La miro de reojo, hago lo mismo mientras pienso en detalle de la situación. A 20 metros sobre el aire, con las cabinas cerradas y en movimiento, no hay otra que compartirla hasta llegar a la siguiente estación. Miedo de verdad. Pero en ella.

Adopto una postura relajada, cruzo las piernas y giro el cuerpo hacia el sentido contrario a ella. Intento darle una señal con mi cuerpo: no tengo la menor intención de hablarle, verla o menos abalanzarme encima.

Al llegar a la combinación en la línea verde, me preparo para salir de inmediato. Ni bien la puerta automática con la cara del presidente Morales, como puerta de las cabinas del teleférico, cada obra que realiza el gobierno, se abre, salgo raudo a combinar. Al entrar a mi nueva cabina me cercioro que la muchacha no está cerca, y claro, no lo está.

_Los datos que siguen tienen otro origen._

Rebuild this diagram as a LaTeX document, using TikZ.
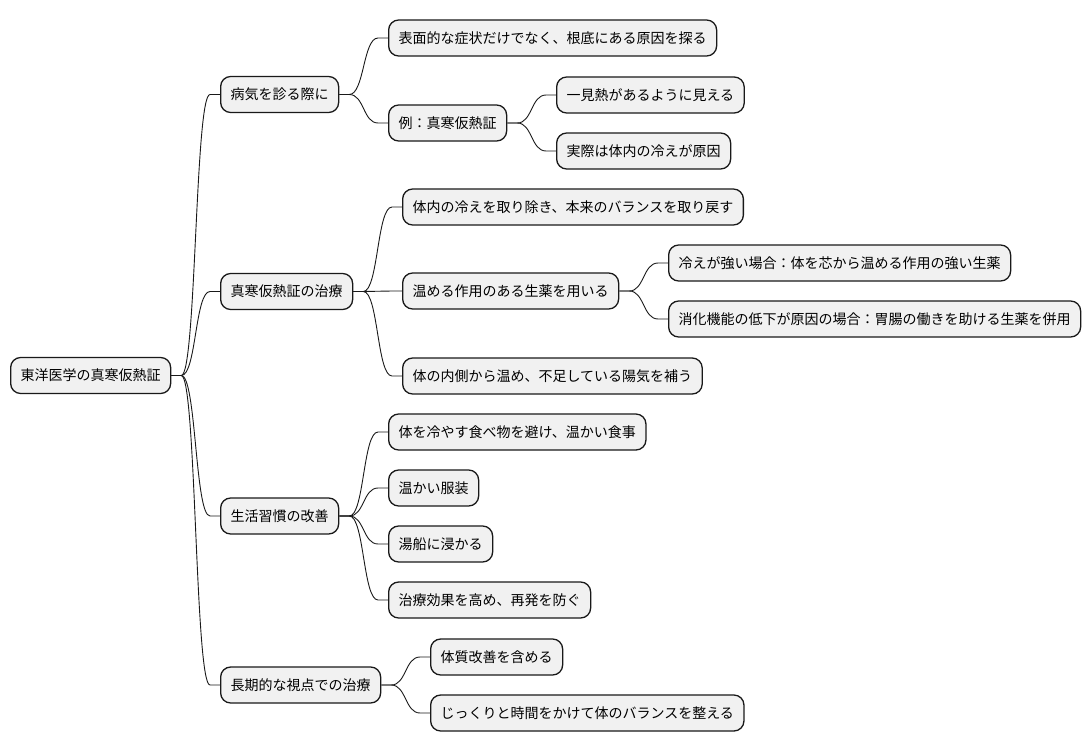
\documentclass[tikz,border=0pt]{standalone}
\usepackage{fontspec}
\setmainfont{Noto Sans CJK JP}
\usetikzlibrary{calc}
\tikzset{
  mmbox/.style={draw=black!90, fill=black!5.5, line width=1.3pt, rounded corners=10pt,
    minimum height=36pt, inner xsep=10pt, inner ysep=0pt, anchor=west,
    font=\fontsize{14pt}{16pt}\selectfont},
  conn/.style={draw=black!90, line width=0.9pt}
}
\newcommand{\mmlink}[2]{%
  \draw[conn] (#1.east) -- ([xshift=10pt]#1.east) .. controls ([xshift=25pt]#1.east) and ([xshift=-25pt]#2.west) .. ([xshift=-10pt]#2.west) -- (#2.west);}
\begin{document}
\begin{tikzpicture}[x=1pt,y=-1pt]
\useasboundingbox (0,0) rectangle (1090,752);
% root
\node[mmbox] (r) at (10,375.5) {東洋医学の真寒仮熱証};
% level 1
\node[mmbox] (a) at (220,94.5) {病気を診る際に};
\node[mmbox] (b) at (220,291.5) {真寒仮熱証の治療};
\node[mmbox] (c) at (220,516) {生活習慣の改善};
\node[mmbox] (d) at (220,685) {長期的な視点での治療};
% level 2
\node[mmbox] (a1) at (388,38) {表面的な症状だけでなく、根底にある原因を探る};
\node[mmbox] (a2) at (388,123) {例：真寒仮熱証};
\node[mmbox] (b1) at (402,207) {体内の冷えを取り除き、本来のバランスを取り戻す};
\node[mmbox] (b2) at (402,291) {温める作用のある生薬を用いる};
\node[mmbox] (b3) at (402,376) {体の内側から温め、不足している陽気を補う};
\node[mmbox] (c1) at (388,432) {体を冷やす食べ物を避け、温かい食事};
\node[mmbox] (c2) at (388,488) {温かい服装};
\node[mmbox] (c3) at (388,544) {湯船に浸かる};
\node[mmbox] (c4) at (388,600) {治療効果を高め、再発を防ぐ};
\node[mmbox] (d1) at (430,657) {体質改善を含める};
\node[mmbox] (d2) at (430,713) {じっくりと時間をかけて体のバランスを整える};
% level 3
\node[mmbox] (a21) at (556,95) {一見熱があるように見える};
\node[mmbox] (a22) at (556,151) {実際は体内の冷えが原因};
\node[mmbox] (b21) at (668,263) {冷えが強い場合：体を芯から温める作用の強い生薬};
\node[mmbox] (b22) at (668,319) {消化機能の低下が原因の場合：胃腸の働きを助ける生薬を併用};
% connectors
\mmlink{r}{a}\mmlink{r}{b}\mmlink{r}{c}\mmlink{r}{d}
\mmlink{a}{a1}\mmlink{a}{a2}
\mmlink{a2}{a21}\mmlink{a2}{a22}
\mmlink{b}{b1}\mmlink{b}{b2}\mmlink{b}{b3}
\mmlink{b2}{b21}\mmlink{b2}{b22}
\mmlink{c}{c1}\mmlink{c}{c2}\mmlink{c}{c3}\mmlink{c}{c4}
\mmlink{d}{d1}\mmlink{d}{d2}
\end{tikzpicture}
\end{document}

No cometí un acto violento, pero durante el resto de mi trayecto a casa reflexioné sobre el ejercicio involuntario de violencia. No por voluntad ni por “pecado”, pero me sentí parte de la violencia del sistema, de la calle, del machismo, que toma mi cuerpo y mis movimientos para amedrentar a esa muchacha. 

Los hombres pensamos en la violencia como un hecho aislado, que puede darse por condiciones anormales: un robo, un accidente, un exceso de otra persona... a la mayoría, casi no le pasa. Las mujeres viven la violencia de forma cotidiana sobre todo en el hogar, pero también en las calles, en el transporte, en las aulas y las oficinas. 

Alejarse de la violencia, dejar de reproducirla, no pasa solo “por no pegar” o “no gritarle” a las mujeres. Pasa primero por entender cómo opera, adoptar consciencia de sus formas y mecanismos, a veces tan sutiles y cotidianos, que ignoramos o preferimos "mirar para el otro lado".

No quiero ser percibido como violento, tampoco no quiero que esa muchacha vuelva a sentir miedo, ni que mi hija pequeña, cuando crezca, sienta miedo o viva violencia. Hombres y mujeres, feministas o no -superemos esa discusión- asumamos la responsabilidad de eliminar la violencia hacia las mujeres.